The Act operates a system of deferred community of relationship property that starts operating on the occurrence of a crystallising event: separation or death. The end of a de facto relationship is a question of fact and there are no formal or procedural requirements for its termination. Where a marriage or civil union was immediately preceded by a de facto relationship, the de facto relationship must be treated as if it were part of the marriage or civil union. This can be important in determining whether the relationship is one of short duration.
As noted above, when a de facto relationship is found to be a “qualifying” relationship, the same tests for classifying and dividing the relationship property apply to marriages, civil unions and de facto relationships alike. To identify the property available for division, the partners’ property is classified as “relationship” property or “separate” property. The general rule is that the partners “are entitled to share equally in” all the relationship property. Note that superannuation (pension) scheme entitlements are relationship property to the extent of the proportion of the value of the entitlements that are “attributable” to the relationship. Further note that, on separation, the court may make orders granting a partner the right to occupy the family home to the exclusion of the other party, as well as orders in respect of furniture and household items.
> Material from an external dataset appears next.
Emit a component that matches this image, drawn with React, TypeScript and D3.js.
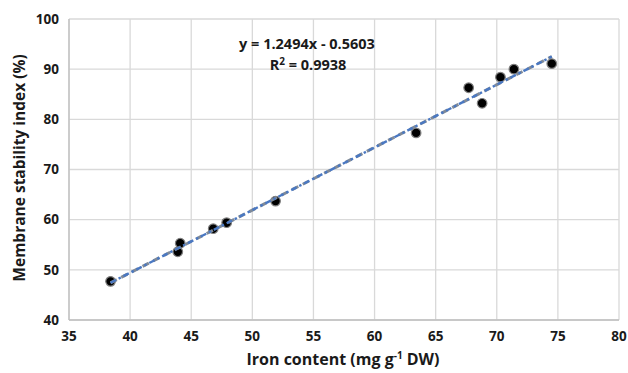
import * as d3 from "d3";

const ironContent = [38.4, 43.9, 44.1, 46.8, 47.9, 51.9, 63.4, 67.7, 68.8, 70.3, 71.4, 74.5];
const stabilityIndex = [47.7, 53.6, 55.3, 58.2, 59.4, 63.7, 77.3, 86.3, 83.2, 88.4, 90.0, 91.1];
const xTicks = [35, 40, 45, 50, 55, 60, 65, 70, 75, 80];
const yTicks = [40, 50, 60, 70, 80, 90, 100];
const slope = 1.2494;
const intercept = -0.5603;

const font = "'Open Sans', 'Liberation Sans', sans-serif";

export default function App() {
  const width = 628;
  const height = 373;
  const x = d3.scaleLinear().domain([35, 80]).range([69, 619]);
  const y = d3.scaleLinear().domain([40, 100]).range([320, 19]);

  const xMin = d3.min(ironContent)!;
  const xMax = d3.max(ironContent)!;
  const trend = d3
    .line<number>()
    .x((d) => x(d))
    .y((d) => y(slope * d + intercept))([xMin, xMax])!;

  return (
    <svg
      width={width}
      height={height}
      style={{ position: "absolute", left: 0, top: 0, background: "#fff" }}
      fontFamily={font}
    >
      {/* grid */}
      {yTicks.map((t) => (
        <line key={"gy" + t} x1={x(35)} x2={x(80)} y1={y(t)} y2={y(t)} stroke="#d9d9d9" strokeWidth={1.3} />
      ))}
      {xTicks.map((t) => (
        <line key={"gx" + t} x1={x(t)} x2={x(t)} y1={y(40)} y2={y(100)} stroke="#d9d9d9" strokeWidth={1.3} />
      ))}
      {/* axes */}
      <line x1={x(35)} x2={x(80)} y1={y(40)} y2={y(40)} stroke="#bfbfbf" strokeWidth={1.3} />
      <line x1={x(35)} x2={x(35)} y1={y(40)} y2={y(100)} stroke="#bfbfbf" strokeWidth={1.3} />

      {yTicks.map((t) => (
        <text key={"ty" + t} x={x(35) - 10} y={y(t)} dy="0.35em" textAnchor="end" fontSize={13.5} fontWeight="bold" fill="#1a1a1a">
          {t}
        </text>
      ))}
      {xTicks.map((t) => (
        <text key={"tx" + t} x={x(t)} y={y(40) + 16} dy="0.35em" textAnchor="middle" fontSize={13.5} fontWeight="bold" fill="#1a1a1a">
          {t}
        </text>
      ))}

      {/* points */}
      {ironContent.map((v, i) => (
        <circle key={"p" + i} cx={x(v)} cy={y(stabilityIndex[i])} r={4.8} fill="#000" stroke="#7f7f7f" strokeWidth={1.2} />
      ))}

      {/* trendline */}
      <path d={trend} fill="none" stroke="#7f8a99" strokeWidth={3} strokeDasharray="7,5" />
      <path d={trend} fill="none" stroke="#4a78c2" strokeWidth={2.4} strokeDasharray="6,3,2.5,3" />

      {/* equation */}
      <text x={307} y={44} dy="0.35em" textAnchor="middle" fontSize={14.5} fontWeight="bold" fill="#1a1a1a">
        y = 1.2494x - 0.5603
      </text>
      <text x={308} y={65} dy="0.35em" textAnchor="middle" fontSize={14.5} fontWeight="bold" fill="#1a1a1a">
        R<tspan dy="-5" fontSize={10}>2</tspan>
        <tspan dy="5"> = 0.9938</tspan>
      </text>

      {/* axis titles */}
      <text x={343} y={359} dy="0.35em" textAnchor="middle" fontSize={16} fontWeight="bold" fill="#1a1a1a">
        Iron content (mg g<tspan dy="-6" fontSize={10}>-1</tspan>
        <tspan dy="6"> DW)</tspan>
      </text>
      <text
        transform={`translate(19.5,168) rotate(-90)`}
        dy="0.35em"
        textAnchor="middle"
        fontSize={15.5}
        fontWeight="bold"
        fill="#1a1a1a"
      >
        Membrane stability index (%)
      </text>
    </svg>
  );
}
There are some limited exceptions to equal sharing which include: relationships of short duration; extraordinary circumstances; and where parties contract out of the Act (see below). In some circumstances, the general rules are also modified where there are: post-separation contributions or the dissipation of property; economic disparity claims; and dispositions of property to trusts and companies.
In New Zealand, maintenance claims are made separately from relationship property claims. The Family Proceedings Act 1980 regulates maintenance. After a marriage or civil union is dissolved, or a de facto relationship has ended, one party is liable to maintain the other to the extent necessary to meet that party’s reasonable needs if the other party cannot meet all or part of those needs and the inability to meet those needs is the result of the effects of one or more of the circumstances listed in the statutory provision. However, maintenance is atypical of the general rule that the same rights and duties apply generally across all relationship types during the subsistence of the relationship. Spouses and civil union partners may claim maintenance either during or after their relationship is dissolved, whereas de facto partners can claim only when their relationship has ended. The reason for the distinction can be explained by the fact that marriages and civil unions do not end until the legal relationship is formally dissolved, whereas a de facto relationship ends on separation.
In New Zealand, anyone aged 18 years or older can make, change, revoke or revive a will. A de facto partner is free to leave all or part of their estate to the other partner. In two respects, however, the Wills Act 2007 does not treat de facto partners the same as spouses and civil union partners. A prior will is automatically revoked if the will-maker subsequently marries or enters into a civil union unless the will was made in contemplation of marriage, but the commencement of a de facto relationship does not revoke a prior will of either partner. Secondly, unlike the dissolution of a marriage or civil union, the end of a de facto relationship does not automatically revoke provision made in favour of the will-maker’s former partner. The will-maker must actively change their will in order to prevent their former de facto partner from taking under the will.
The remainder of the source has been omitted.